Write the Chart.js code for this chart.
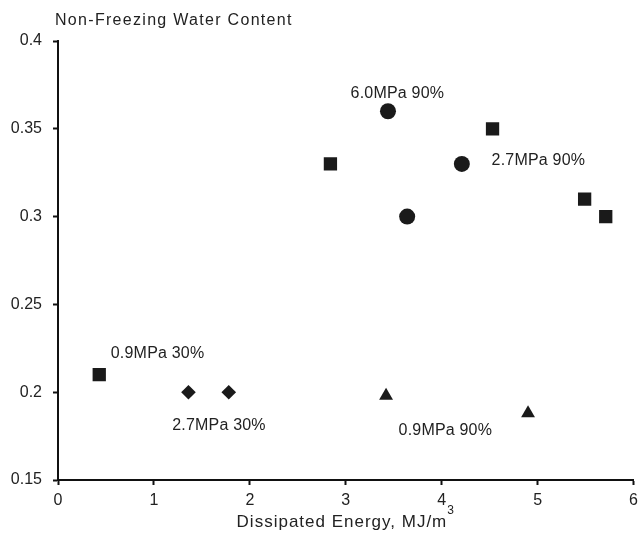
<!DOCTYPE html>
<html>
<head>
<meta charset="utf-8">
<script src="https://cdn.jsdelivr.net/npm/chart.js@4.4.0/dist/chart.umd.min.js"></script>
<style>
  body { margin: 0; background: #fff; }
  #chart { display: block; }
</style>
</head>
<body>
<canvas id="chart" width="644" height="540"></canvas>
<script>
// Data
const squareX = [0.43, 2.84, 4.53, 5.49, 5.71];
const squareY = [0.21, 0.33, 0.35, 0.31, 0.30];
const circleX = [3.44, 3.64, 4.21];
const circleY = [0.36, 0.30, 0.33];
const diamondX = [1.36, 1.78];
const diamondY = [0.20, 0.20];
const triangleX = [3.42, 4.90];
const triangleY = [0.198, 0.188];

const xTicks = [0, 1, 2, 3, 4, 5, 6];
const yTicks = [0.15, 0.2, 0.25, 0.3, 0.35, 0.4];

// annotation labels (left edge x, centre y in data units)
const noteText = ['6.0MPa 90%', '2.7MPa 90%', '0.9MPa 30%', '2.7MPa 30%', '0.9MPa 90%'];
const noteX = [3.05, 4.52, 0.55, 1.19, 3.55];
const noteY = [0.370, 0.332, 0.222, 0.181, 0.178];

const titleText = 'Non-Freezing Water Content';
const xTitle = 'Dissipated Energy, MJ/m';
const xTitleSup = '3';

const ink = '#1a1a1a';
const fontFamily = '"Liberation Sans", Arial, sans-serif';

function toPoints(xs, ys) {
  return xs.map((x, i) => ({ x: x, y: ys[i] }));
}

function series(label, xs, ys, style, radius) {
  return {
    label: label,
    data: toPoints(xs, ys),
    pointStyle: style,
    pointRadius: radius,
    pointHoverRadius: radius,
    backgroundColor: ink,
    borderColor: ink,
    borderWidth: 0,
    showLine: false
  };
}

const notesPlugin = {
  id: 'notes',
  afterDraw(chart) {
    const ctx = chart.ctx;
    const xs = chart.scales.x;
    const ys = chart.scales.y;
    const area = chart.chartArea;
    ctx.save();
    ctx.fillStyle = '#222';
    ctx.textBaseline = 'middle';
    ctx.textAlign = 'left';
    ctx.font = '16px ' + fontFamily;
    ctx.letterSpacing = '0.2px';
    noteText.forEach((t, i) => {
      ctx.fillText(t, xs.getPixelForValue(noteX[i]), ys.getPixelForValue(noteY[i]));
    });

    // chart title, top left
    ctx.letterSpacing = '1.3px';
    ctx.fillText(titleText, area.left - 3, 21);

    // x axis title with superscript
    ctx.font = '17px ' + fontFamily;
    ctx.letterSpacing = '1px';
    const mainW = ctx.measureText(xTitle).width;
    ctx.font = '12px ' + fontFamily;
    const supW = ctx.measureText(xTitleSup).width;
    const startX = (area.left + area.right) / 2 - (mainW + supW) / 2;
    ctx.font = '17px ' + fontFamily;
    ctx.fillText(xTitle, startX, 522);
    ctx.font = '12px ' + fontFamily;
    ctx.fillText(xTitleSup, startX + mainW, 511);
    ctx.restore();
  }
};

const ctx = document.getElementById('chart').getContext('2d');
new Chart(ctx, {
  type: 'scatter',
  data: {
    datasets: [
      series('squares', squareX, squareY, 'rect', 9.4),
      series('circles', circleX, circleY, 'circle', 8),
      series('diamonds', diamondX, diamondY, 'rectRot', 7.3),
      series('triangles', triangleX, triangleY, 'triangle', 8)
    ]
  },
  options: {
    responsive: false,
    animation: false,
    layout: {
      autoPadding: false, // the last x label is allowed to hang off the edge
      padding: { left: 0, top: 41, right: -1, bottom: 0 }
    },
    plugins: {
      legend: { display: false },
      tooltip: { enabled: false }
    },
    scales: {
      x: {
        type: 'linear',
        min: 0,
        max: 6,
        afterFit: function (scale) { scale.height = 60; },
        afterBuildTicks: function (scale) {
          scale.ticks = xTicks.map(v => ({ value: v }));
        },
        border: { display: true, color: '#111', width: 2 },
        grid: { drawOnChartArea: false, drawTicks: true, tickLength: 5, tickWidth: 2, tickColor: '#111' },
        ticks: { color: '#222', padding: 6, font: { family: fontFamily, size: 16 } }
      },
      y: {
        type: 'linear',
        min: 0.15,
        max: 0.4,
        afterFit: function (scale) { scale.width = 58; },
        afterBuildTicks: function (scale) {
          scale.ticks = yTicks.map(v => ({ value: v }));
        },
        border: { display: true, color: '#111', width: 2 },
        grid: { drawOnChartArea: false, drawTicks: true, tickLength: 5, tickWidth: 2, tickColor: '#111' },
        ticks: {
          color: '#222',
          padding: 11,
          font: { family: fontFamily, size: 16 },
          callback: function (value) { return String(+value.toFixed(2)); }
        }
      }
    }
  },
  plugins: [notesPlugin]
});
</script>
</body>
</html>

********************

• [EXERCISE DIRECTIONS] Give back exactly the lines from the first line of the data through the line with "const noteY = [0.370, 0.332, 0.222, 0.181, 0.178];", pictures excluded.

• [ANSWER TO THE PROBLEM]
Write the Chart.js code for this chart.
<!DOCTYPE html>
<html>
<head>
<meta charset="utf-8">
<script src="https://cdn.jsdelivr.net/npm/chart.js@4.4.0/dist/chart.umd.min.js"></script>
<style>
  body { margin: 0; background: #fff; }
  #chart { display: block; }
</style>
</head>
<body>
<canvas id="chart" width="644" height="540"></canvas>
<script>
// Data
const squareX = [0.43, 2.84, 4.53, 5.49, 5.71];
const squareY = [0.21, 0.33, 0.35, 0.31, 0.30];
const circleX = [3.44, 3.64, 4.21];
const circleY = [0.36, 0.30, 0.33];
const diamondX = [1.36, 1.78];
const diamondY = [0.20, 0.20];
const triangleX = [3.42, 4.90];
const triangleY = [0.198, 0.188];

const xTicks = [0, 1, 2, 3, 4, 5, 6];
const yTicks = [0.15, 0.2, 0.25, 0.3, 0.35, 0.4];

// annotation labels (left edge x, centre y in data units)
const noteText = ['6.0MPa 90%', '2.7MPa 90%', '0.9MPa 30%', '2.7MPa 30%', '0.9MPa 90%'];
const noteX = [3.05, 4.52, 0.55, 1.19, 3.55];
const noteY = [0.370, 0.332, 0.222, 0.181, 0.178];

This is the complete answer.